Realizing Dreams Through Social Good
Category: Features
Among the fanciful murals that decorate the Dogwood Restaurant in Hampden are a bright blue dog nestling beneath a flowering, purple tree and giant crimson tomatoes that seem to spill off the walls onto diners’ plates. Created with the help of community-based program Rebuilding Through Art, the images are dreamlike.
And dreams, realized, are a large part of what makes the Dogwood so special. Featuring fresh, organic foods locally sourced whenever possible, the restaurant is the fulfillment of a lifelong goal for owner and chef Galen Sampson and his wife and business partner, Bridget.
Through a culinary apprenticeship program, the Sampsons provide training and employment to people who are transitioning from addiction, incarceration and homelessness. It’s a double bottom line: financial and social returns on investment through transformed lives.
“We’re staking our restaurant business on the hope that people can change,” Galen says.
The apprenticeship program is supported through business revenues and employs seven people for one to two years. In addition to food preparation and kitchen techniques, apprentices learn life skills necessary for success. “When people apply for a job, we want them to have real-world experience to succeed as professionals,” Galen says. “Our employees deal with stress and pressure and learn how to think on their feet and work together.”
The Sampsons are longtime activists in Baltimore. When they met in 2003, Bridget, a writer and university professor, was an Open Society Institute Baltimore Community Fellow teaching a family literacy program at the Women’s Detention Center. “I saw women and their children wanting a better life but lacking practical skills to achieve that,” she recalls.

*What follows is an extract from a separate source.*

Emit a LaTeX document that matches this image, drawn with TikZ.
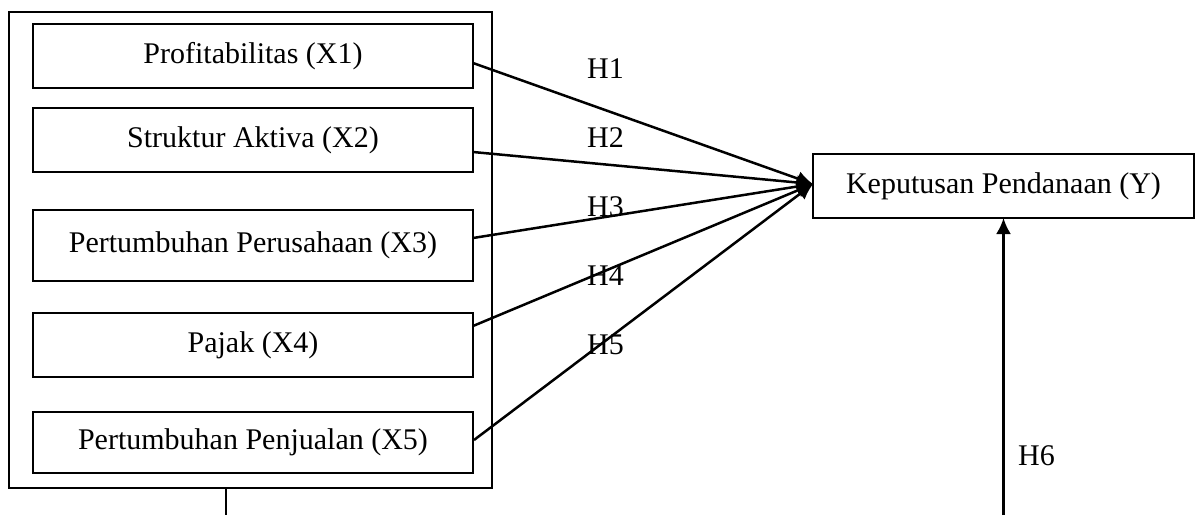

Galen, then executive chef at Baltimore’s Harbor Court Hotel, had seen some of his coworkers struggle with poverty, family issues and available transportation to get to and from work. After they met, the couple teamed up on projects such as reading and swimming programs and Christmas tree sales to benefit families in transition—but they wanted to do more.
To help shape their vision, the Sampsons participated in 2007 in UB’s Social Enterprise and Entrepreneurship course, which they had learned about through the Open Society Institute. The class pairs nonprofit organizations with teams of business students to identify needs and goals, conduct financial analysis and market research, and develop viable business plans.
“We’ve had many participants with wonderful results, and the Dogwood is one,” says J.C. Weiss, who teaches the course in the Merrick School of Business. Weiss, who came to UB after 30-plus years in banking and venture capital, says that many nonprofit entrepreneurs are passionate about their mission but struggle with the details of creating a workable entity. “We give them organizational help, and the students get experience working with real clients,” Weiss says. “It’s an excellent school-and-community partnership.”
Through the course, UB students helped the Dogwood simplify its original plans to ensure a tenable business model that also provided an intensive and practical training program. “We started out to create a nonprofit but ultimately wound up with a restaurant that could help people—a model that could sustain itself,” Galen says.
As the Dogwood’s apprenticeship program has evolved, it has produced unexpected benefits. “We had not anticipated the support system that has been created among the staff,” Bridget explains. “When people have been through similar experiences, they understand each other.”
Now, Galen and Bridget continue to mentor their former employees as they move on to other jobs.
“Seeing people succeed is very special—better than I could have imagined,” Bridget says. “For us, the journey is the dream.”
Galen was named a CNN Hero in 2008, and the couple and their employees were recently featured in an hourlong Turning Point documentary on PBS.